LAWS(PVC)-1933-7-48

DATTATRAYA TATYA KHURD Vs. MATHA BALA JASUD

Decided On July 19, 1933
DATTATRAYA TATYA KHURD Appellant
V/S
MATHA BALA JASUD Respondents

JUDGEMENT

(1.) The facts of this case are that the suit property originally belonged to one Vitha. She had acquired the property while she was in the keeping of one Khandu during the lifetime of her husband whom she had left. While living in this condition she had a son named Ganu born to her and two daughters. One of the daughters is dead, and plaintiff No. 1 in this case is the other daughter. On the death of Vitha, Ganu took possession of her property and continued to be in possession of the same until death. After his death, Chandra, his widow, took possession of the property. While Ganu's widow was in possession of the property, the present plaintiff No. 1 passed a sale-deed of the property to one Vithu Todkar, who filed a suit in 1914 (Suit No. 577 of 1914) against Ganu's widow and some other persons for recovery of possession of the property. Vithu Todkar failed in the litigation. It was held that his vendor Matha was an off spring of adulterous intercourse and could not be said to be the daughter of Vitha in the legal sense of the term. On the death of Chandra, defendant No. 1 came into possession of the property. He based his claim on a will said to have been made by Ganu's widow. The will has been challenged in this litigation. The point as to the execution and genuineness of the will has been left over because the trial Court held that the present suit was not maintainable on other grounds.

(2.) The present suit has been brought by the plaintiffs for recovery of possession of the property on the ground that plaintiff No. 1 as the sister of Ganu was entitled to succeed to the property as there is no other nearer heir to the estate left by Ganu. Plaintiffs Nos. 2 and 3 are stated to be purchasers of some of the suit properties from plaintiff No. 1. To this suit various objections were raised. Some of the objections have not been gone into. It was held by the trial Court that plaintiff No. 1 could not succeed as heir in her alleged capacity as the sister of Ganu. The Court also held that the suit was barred by res judicata in view of the decision in suit No. 577 of 1914. On appeal the learned Judge of the appellate Court held that plaintiff No. 1 was entitled to succeed to the property of Ganu as she was an offspring born of the same woman as Ganu and that this legal position was not affected by the decision in the previous suit which related to plaintiff No. 1's claim as the surviving daughter of Vitha. Holding in this way, the learned Judge of the appellate Court reversed the decree of the trial Court and remanded the case for decision of other issues left over in the trial Court.

(3.) In this appeal, the same two points which prevailed in the Court of first instance have been taken.
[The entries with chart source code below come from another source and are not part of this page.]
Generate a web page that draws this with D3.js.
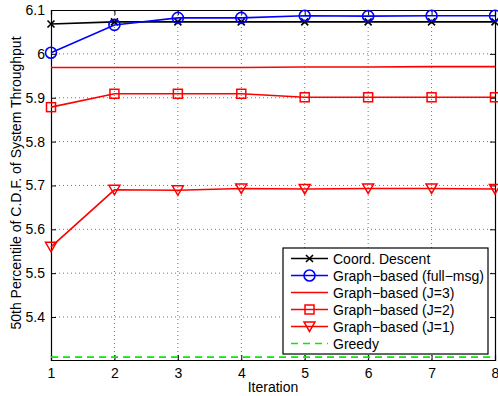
<!DOCTYPE html>
<html>
<head>
<meta charset="utf-8">
<script src="https://cdn.jsdelivr.net/npm/d3@7"></script>
<style>
  body { margin: 0; background: #fff; }
  svg { font-family: "Liberation Sans", Arial, sans-serif; }
  .grid line { stroke: #555; stroke-dasharray: 1 3; stroke-width: 0.8; }
</style>
</head>
<body>
<svg id="chart" width="498" height="396"></svg>
<script>
const iterations = [1, 2, 3, 4, 5, 6, 7, 8];
const coordDescent = [6.068, 6.073, 6.073, 6.073, 6.073, 6.073, 6.073, 6.073];
const fullMsg = [6.0025, 6.066, 6.082, 6.082, 6.087, 6.086, 6.087, 6.087];
const graphJ3 = [5.969, 5.969, 5.969, 5.969, 5.970, 5.970, 5.971, 5.971];
const graphJ2 = [5.8785, 5.909, 5.909, 5.909, 5.901, 5.901, 5.901, 5.901];
const graphJ1 = [5.560, 5.690, 5.689, 5.693, 5.692, 5.693, 5.693, 5.692];
const greedy = [5.3085, 5.3085, 5.3085, 5.3085, 5.3085, 5.3085, 5.3085, 5.3085];
const yTicks = [5.4, 5.5, 5.6, 5.7, 5.8, 5.9, 6.0, 6.1];
const yTickLabels = ['5.4', '5.5', '5.6', '5.7', '5.8', '5.9', '6', '6.1'];

const series = [
  { name: 'Coord. Descent', values: coordDescent, color: '#000', marker: 'x' },
  { name: 'Graph\u2212based (full\u2212msg)', values: fullMsg, color: '#0000ff', marker: 'o' },
  { name: 'Graph\u2212based (J=3)', values: graphJ3, color: '#ff0000', marker: null },
  { name: 'Graph\u2212based (J=2)', values: graphJ2, color: '#ff0000', marker: 's' },
  { name: 'Graph\u2212based (J=1)', values: graphJ1, color: '#ff0000', marker: 'v' },
  { name: 'Greedy', values: greedy, color: '#00ee00', marker: null, dash: '7 5' }
];

const svg = d3.select('#chart');
const margin = { top: 10, right: 3, bottom: 36, left: 51 };
const width = 498, height = 396;

const x = d3.scaleLinear().domain([1, 8]).range([margin.left, width - margin.right]);
const y = d3.scaleLinear().domain([5.302, 6.1]).range([height - margin.bottom, margin.top]);

// grid
const grid = svg.append('g').attr('class', 'grid');
grid.selectAll('.gx').data(iterations.slice(1, -1)).enter().append('line')
  .attr('x1', d => x(d)).attr('x2', d => x(d))
  .attr('y1', y.range()[0]).attr('y2', y.range()[1]);
grid.selectAll('.gy').data(yTicks.slice(0, -1)).enter().append('line')
  .attr('x1', x.range()[0]).attr('x2', x.range()[1])
  .attr('y1', d => y(d)).attr('y2', d => y(d));

// axes
const xAxis = d3.axisBottom(x).tickValues(iterations).tickSize(-5).tickPadding(8).tickFormat(d3.format('d'));
const yAxis = d3.axisLeft(y).tickValues(yTicks).tickSize(-5).tickPadding(6)
  .tickFormat((d, i) => yTickLabels[i]);

svg.append('g').attr('transform', `translate(0,${height - margin.bottom})`).call(xAxis);
svg.append('g').attr('transform', `translate(${margin.left},0)`).call(yAxis);
svg.append('g').attr('transform', `translate(0,${margin.top})`)
  .call(d3.axisTop(x).tickValues(iterations).tickSize(-5).tickFormat(''));
svg.append('g').attr('transform', `translate(${width - margin.right},0)`)
  .call(d3.axisRight(y).tickValues(yTicks).tickSize(-5).tickFormat(''));
svg.selectAll('.domain').attr('stroke', '#000').attr('stroke-width', 1.2);
svg.selectAll('.tick line').attr('stroke', '#000');
svg.selectAll('.tick text').attr('font-size', 14).attr('fill', '#000')
  .attr('font-family', '"Liberation Sans", Arial, sans-serif');

// axis labels
svg.append('text').attr('x', (x.range()[0] + x.range()[1]) / 2).attr('y', 392)
  .attr('text-anchor', 'middle').attr('font-size', 14).text('Iteration');
svg.append('text').attr('transform', `translate(21,${(y.range()[0] + y.range()[1]) / 2 - 2}) rotate(-90)`)
  .attr('text-anchor', 'middle').attr('font-size', 14).text('50th Percentile of C.D.F. of System Throughput');

function drawMarker(g, type, cx, cy, color) {
  if (type === 'x') {
    const s = 3.5;
    g.append('path').attr('d', `M${cx - s},${cy - s}L${cx + s},${cy + s}M${cx - s},${cy + s}L${cx + s},${cy - s}`)
      .attr('stroke', color).attr('stroke-width', 1.6).attr('fill', 'none');
  } else if (type === 'o') {
    g.append('circle').attr('cx', cx).attr('cy', cy).attr('r', 5.5)
      .attr('stroke', color).attr('stroke-width', 1.6).attr('fill', 'none');
  } else if (type === 's') {
    g.append('rect').attr('x', cx - 4.5).attr('y', cy - 4.5).attr('width', 9).attr('height', 9)
      .attr('stroke', color).attr('stroke-width', 1.5).attr('fill', 'none');
  } else if (type === 'v') {
    g.append('path').attr('d', `M${cx - 5.5},${cy - 4.5}L${cx + 5.5},${cy - 4.5}L${cx},${cy + 5}Z`)
      .attr('stroke', color).attr('stroke-width', 1.5).attr('fill', 'none');
  }
}

const plot = svg.append('g');
const line = d3.line().x((d, i) => x(iterations[i])).y(d => y(d));
series.forEach(s => {
  plot.append('path').datum(s.values).attr('d', line)
    .attr('fill', 'none').attr('stroke', s.color).attr('stroke-width', 1.6)
    .attr('stroke-dasharray', s.dash || null);
  if (s.marker) s.values.forEach((v, i) => drawMarker(plot, s.marker, x(iterations[i]), y(v), s.color));
});

// legend
const lg = svg.append('g');
const lx = 283, ly = 248, lw = 205, lh = 106;
lg.append('rect').attr('x', lx).attr('y', ly).attr('width', lw).attr('height', lh)
  .attr('fill', '#fff').attr('stroke', '#000').attr('stroke-width', 1.2);
series.forEach((s, i) => {
  const ry = ly + 10.5 + i * 17;
  lg.append('line').attr('x1', lx + 8).attr('x2', lx + 45).attr('y1', ry).attr('y2', ry)
    .attr('stroke', s.color).attr('stroke-width', 1.6).attr('stroke-dasharray', s.dash || null);
  if (s.marker) drawMarker(lg, s.marker, lx + 26.5, ry, s.color);
  lg.append('text').attr('x', lx + 50).attr('y', ry + 5).attr('font-size', 14).text(s.name);
});
</script>
</body>
</html>
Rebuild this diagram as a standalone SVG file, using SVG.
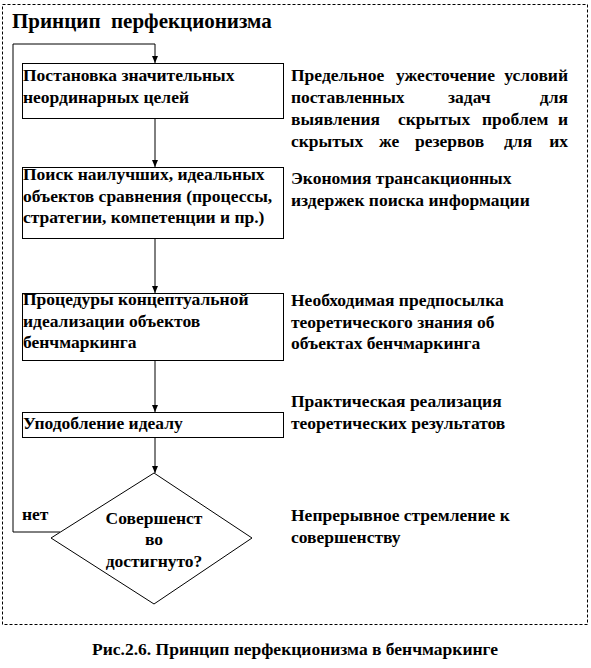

Taking the point of res judicata first, I agree with the view of the appellate Court that the present claim is not barred by reason of the decision in the suit of 1914. As observed by the learned Judge of the appellate Court, the former litigation involved a question of plaintiff No. 1's right on the ground that she as daughter was a preferable heir to the property left by Vitha. I am of opinion that it is still open to plaintiff No. 1 to put forward a claim on the ground of her consanguinity with Ganu. The two claims are widely different and the present claim, or rather the ground for it, could not have been set up in the previous litigation as Ganu's widow was then living. The point is so clear that the legal capacity on the basis of which the claim in the former suit was brought cannot be regarded in any way the same as the one on the basis of which the present claim is sought to be supported. I agree, therefore, with the view taken by the lower appellate Court on the point.